The 111th Congress rejected passing Cap and Trade legislation, despite having a majority of Democrats in both Houses, and a Democratic Administration who is committed to Cap and Trade.  Most Administrations would take this as a strong indication that there may be problems with the notion of Cap and Trade, and go back to the drawing board.  But this Regime decided to have its EPA illegally write the Cap portion of the regulations, and proceed to impose them.  Now, this isn't the only issue that Texas has with the US, but it may be seen as the final straw.

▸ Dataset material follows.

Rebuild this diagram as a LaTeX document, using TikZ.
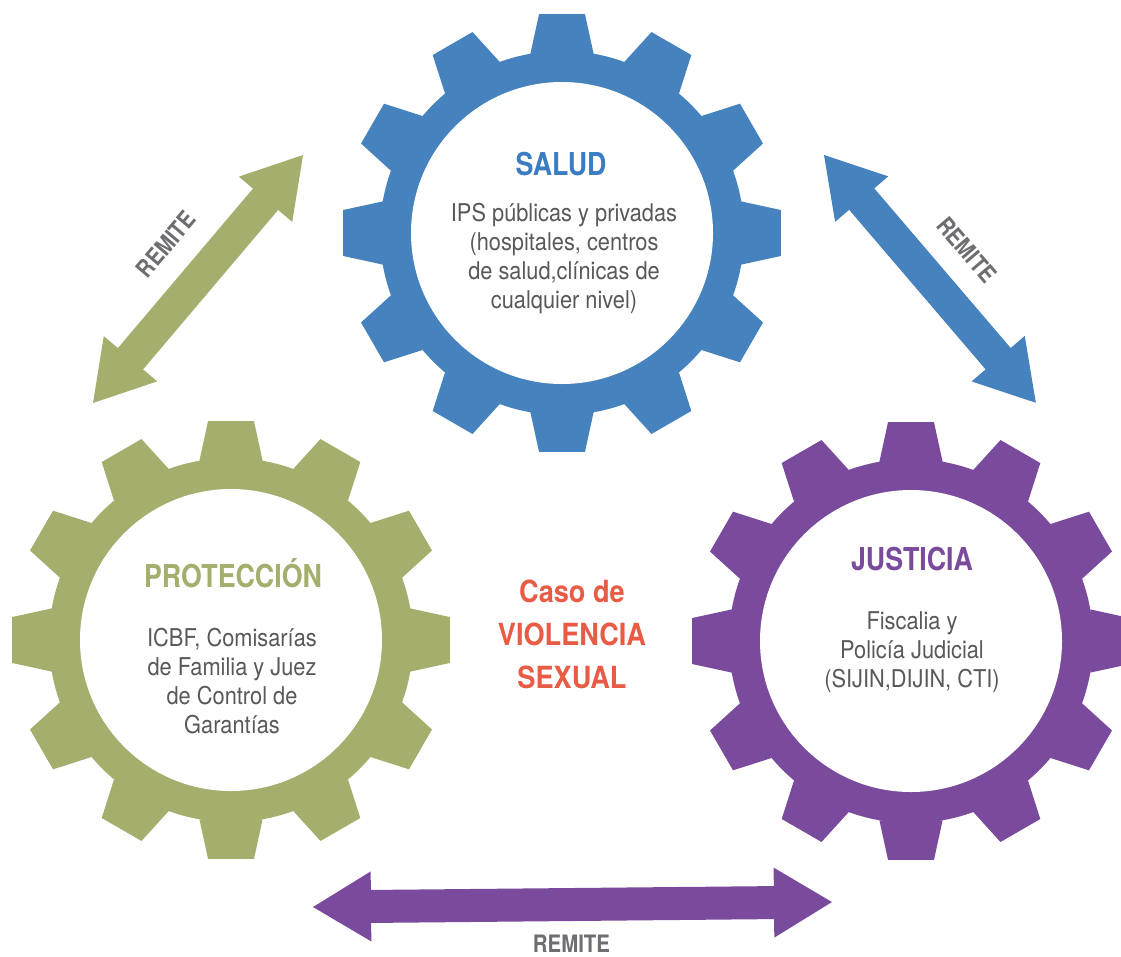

If Texas does decide to test the secessionary waters, it is entirely possible that Arizona and New Mexico might decide to secede as well, and join Texas.  Louisiana might well follow.  Would the US go to war again to maintain the Union?  What if Texas independence spurred a similar move in Alaska?  The conditions in 1860 and 2011 are not the same, and Texas could theoretically make a go of it as an independent nation. One wonders what threat Texas might be if it became independent and made a oil cartel treaty with Mexico, Venezuela, and Brazil?  It should be noted that Texas today has a well developed port facility, miles of coastline, the Eastern half of the State is good crop land.  Freed from the overbearing regulations of the Federal Government, it is possible that Texas would soon be the place to be for someone with ambition and a drive to make something of himself-kind of like the US used to be.  I can hear Davy Crockett in my ear saying "Ya'll can go to hell, I'm going to Texas."

1 comment:

  1. great article! Now only if it were to come true. I've love for the Southern states to secede again and protect states' rights. Arizona and New Mexico are welcome to join.